Al respecto, Platón creía que lo bello es bueno; y Aristóteles concebía la belleza como aquello que es valioso por sí mismo; quizás por ello creemos a menudo que la belleza es un bastión donde sentirnos seguros. No pocos estetas han visto la belleza como la cima de la civilización, pero esta cima no está exenta del absurdo al ser expuesta al espejo cóncavo del terror. Los terroristas saben que la belleza a menudo es un refugio en las adversidades, así que procuran cuanto antes caricaturizarla desdibujando su silueta ante el espejo deformante.
Por tanto, la «estética sistemáticamente deformada» de la que habla Valle-Inclán es esencial para convertir la belleza en esperpento; así pues, el esperpento es la antibelleza de los terroristas.

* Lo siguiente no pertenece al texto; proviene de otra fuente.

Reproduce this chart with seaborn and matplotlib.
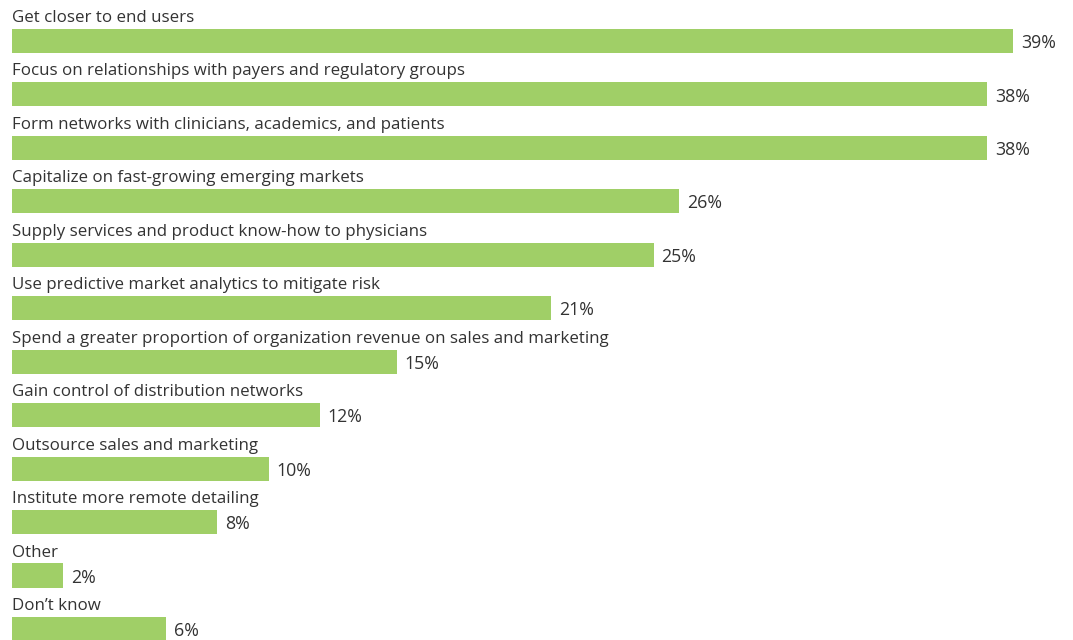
import matplotlib
matplotlib.use("Agg")
import matplotlib.pyplot as plt
import seaborn as sns
import pandas as pd

categories = [
    "Get closer to end users",
    "Focus on relationships with payers and regulatory groups",
    "Form networks with clinicians, academics, and patients",
    "Capitalize on fast-growing emerging markets",
    "Supply services and product know-how to physicians",
    "Use predictive market analytics to mitigate risk",
    "Spend a greater proportion of organization revenue on sales and marketing",
    "Gain control of distribution networks",
    "Outsource sales and marketing",
    "Institute more remote detailing",
    "Other",
    "Don\u2019t know",
]
values = [39, 38, 38, 26, 25, 21, 15, 12, 10, 8, 2, 6]

BAR_COLOR = "#A0CF67"
TEXT_COLOR = "#333333"

sns.set_theme(style="white")
plt.rcParams["font.family"] = ["Open Sans", "DejaVu Sans"]

df = pd.DataFrame({"category": categories, "value": values})

fig = plt.figure(figsize=(10.73, 6.4), dpi=100)
ax = fig.add_axes([12 / 1073, 0, 1 - 12 / 1073, 1])

sns.barplot(data=df, x="value", y="category", orient="h", color=BAR_COLOR,
            saturation=1, width=0.45, linewidth=0, edgecolor="none", ax=ax)

ax.set_xlim(0, 1061 / 25.67)
ax.set_ylim(11.207, -0.767)

for i, (cat, val) in enumerate(zip(categories, values)):
    ax.text(0, i - 0.43, cat, ha="left", va="center", fontsize=12.2,
            color=TEXT_COLOR)
    ax.text(val + 0.3, i + 0.04, f"{val}%", ha="left", va="center",
            fontsize=12.8, color=TEXT_COLOR)

ax.set_xlabel("")
ax.set_ylabel("")
ax.set_xticks([])
ax.set_yticks([])
for s in ax.spines.values():
    s.set_visible(False)

fig.savefig("out.png", dpi=100)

Aristóteles añadió el valor del «placer» al concepto platónico de belleza, ese placer que, paradójicamente, hemos visto en el degollador del Estado Islámico al deformar grotescamente la belleza de la dignidad humana. Al parecer —y aunque sea por razones de otra índole—, la psiquis del terrorista y su estructura de valores se han paseado también por fuera de la ferretería de la calle Álvarez Gato.
Quizás nada sea más temible que un narciso regodeándose de sí ante un espejo convexo… obligando a otros a posar frente a un espejo cóncavo. En toda estética esperpéntica subyace una hipérbole aumentativa de sí y diminutiva del otro; cuando no se puede humillar a los demás por las sofisticadas vías de la civilización, se lo hace en el reduccionismo del terror.
Hay, no obstante, algo que los terroristas ignoran, puesto que tendrían que haberse puesto frente a los espejos deformantes, como el propio Valle-Inclán, con un sentido de aceptación de la realidad: hay un límite para distorsionar la dignidad humana.
Solo aquello que tiene una silueta definidamente digna sobrevive a la desfiguración del espejo. Por más deforme que este devuelva la imagen esperpéntica, siempre podremos intuir la dignidad originaria. Eso fue notable en la decapitación de Kenji Goto. La dignidad humana del terrorista, en cambio, es una sombra informe que desaparecería rápidamente frente a los espejos de la calle Álvarez Gato… devenida en mancha ni siquiera estimable.